- [AIM OF THE EXERCISE]:
Extract everything from the first line through the line with "inner sep=0pt] (start)", both ends included, except for any pictures.

- [DATA EXCERPT]:

- - -

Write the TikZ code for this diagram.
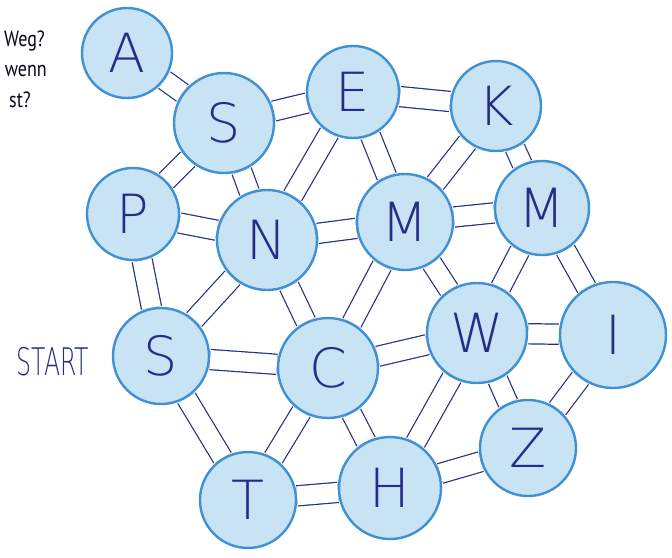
\documentclass[tikz,border=0pt]{standalone}
\usepackage{fontspec}
\usetikzlibrary{backgrounds}
\newfontfamily\handfont{DejaVu Sans ExtraLight}
\newfontfamily\notefont{PT Sans}
\definecolor{ink}{HTML}{262D88}
\definecolor{ballfill}{HTML}{C8E3F4}
\definecolor{ballline}{HTML}{4090D4}
\tikzset{
  ball/.style={circle, fill=ballfill, draw=ballline, line width=2.4pt,
    inner sep=0pt, text=ink, font=\handfont\fontsize{54}{54}\selectfont},
  bridge/.style={draw=ink, line width=1.2pt, double=white, double distance=19pt},
  note/.style={anchor=east, text=ink!15!black, font=\notefont\fontsize{22}{22}\selectfont, inner sep=0pt}
}
\begin{document}
\begin{tikzpicture}[x=1pt, y=-1pt]
\useasboundingbox (0,0) rectangle (672,557);

% question text at the top left
\node[note] (q1) at (45,41) {\scalebox{0.82}[1]{Weg?}};
\node[note] (q2) at (47,71) {\scalebox{0.82}[1]{wenn}};
\node[note] (q3) at (31,100) {\scalebox{0.82}[1]{st?}};

% letter balls
\node[ball, minimum size=90pt]  (A)  at (127,53)  {A};
\node[ball, minimum size=100pt] (S1) at (224,123) {S};
\node[ball, minimum size=92pt]  (E)  at (353,92)  {E};
\node[ball, minimum size=90pt]  (K)  at (496,106) {K};
\node[ball, minimum size=92pt]  (P)  at (133,214) {P};
\node[ball, minimum size=100pt] (N)  at (267,240) {N};
\node[ball, minimum size=96pt]  (M1) at (405,222) {M};
\node[ball, minimum size=94pt]  (M2) at (542,208) {M};
\node[ball, minimum size=96pt]  (S2) at (161,356) {S};
\node[ball, minimum size=100pt] (C)  at (328,368) {C};
\node[ball, minimum size=100pt] (W)  at (477,333) {W};
\node[ball, minimum size=106pt] (I)  at (613,335) {I};
\node[ball, minimum size=96pt]  (Z)  at (528,448) {Z};
\node[ball, minimum size=102pt] (H)  at (390,488) {H};
\node[ball, minimum size=96pt]  (T)  at (248,500) {T};

\node[text=ink, font=\handfont\fontsize{38}{38}\selectfont, inner sep=0pt] (start) at (53,362) {\scalebox{0.62}[1]{START}};

% bridges between the balls, behind them
\begin{scope}[on background layer]
\fill[white] (0,0) rectangle (672,557);
\foreach \u/\v in {A/S1, S1/E, S1/P, S1/N, E/K, E/N, E/M1, K/M1, K/M2,
                   P/N, P/S2, N/M1, N/S2, N/C, M1/M2, M1/C, M1/W, M2/W, M2/I,
                   S2/C, S2/T, C/W, C/T, C/H, W/I, W/Z, W/H, I/Z, Z/H, T/H}
  \draw[bridge] (\u) -- (\v);
\end{scope}
\end{tikzpicture}
\end{document}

- - -

- [THE REPLY]:
Write the TikZ code for this diagram.
\documentclass[tikz,border=0pt]{standalone}
\usepackage{fontspec}
\usetikzlibrary{backgrounds}
\newfontfamily\handfont{DejaVu Sans ExtraLight}
\newfontfamily\notefont{PT Sans}
\definecolor{ink}{HTML}{262D88}
\definecolor{ballfill}{HTML}{C8E3F4}
\definecolor{ballline}{HTML}{4090D4}
\tikzset{
  ball/.style={circle, fill=ballfill, draw=ballline, line width=2.4pt,
    inner sep=0pt, text=ink, font=\handfont\fontsize{54}{54}\selectfont},
  bridge/.style={draw=ink, line width=1.2pt, double=white, double distance=19pt},
  note/.style={anchor=east, text=ink!15!black, font=\notefont\fontsize{22}{22}\selectfont, inner sep=0pt}
}
\begin{document}
\begin{tikzpicture}[x=1pt, y=-1pt]
\useasboundingbox (0,0) rectangle (672,557);

% question text at the top left
\node[note] (q1) at (45,41) {\scalebox{0.82}[1]{Weg?}};
\node[note] (q2) at (47,71) {\scalebox{0.82}[1]{wenn}};
\node[note] (q3) at (31,100) {\scalebox{0.82}[1]{st?}};

% letter balls
\node[ball, minimum size=90pt]  (A)  at (127,53)  {A};
\node[ball, minimum size=100pt] (S1) at (224,123) {S};
\node[ball, minimum size=92pt]  (E)  at (353,92)  {E};
\node[ball, minimum size=90pt]  (K)  at (496,106) {K};
\node[ball, minimum size=92pt]  (P)  at (133,214) {P};
\node[ball, minimum size=100pt] (N)  at (267,240) {N};
\node[ball, minimum size=96pt]  (M1) at (405,222) {M};
\node[ball, minimum size=94pt]  (M2) at (542,208) {M};
\node[ball, minimum size=96pt]  (S2) at (161,356) {S};
\node[ball, minimum size=100pt] (C)  at (328,368) {C};
\node[ball, minimum size=100pt] (W)  at (477,333) {W};
\node[ball, minimum size=106pt] (I)  at (613,335) {I};
\node[ball, minimum size=96pt]  (Z)  at (528,448) {Z};
\node[ball, minimum size=102pt] (H)  at (390,488) {H};
\node[ball, minimum size=96pt]  (T)  at (248,500) {T};

\node[text=ink, font=\handfont\fontsize{38}{38}\selectfont, inner sep=0pt] (start) at (53,362) {\scalebox{0.62}[1]{START}};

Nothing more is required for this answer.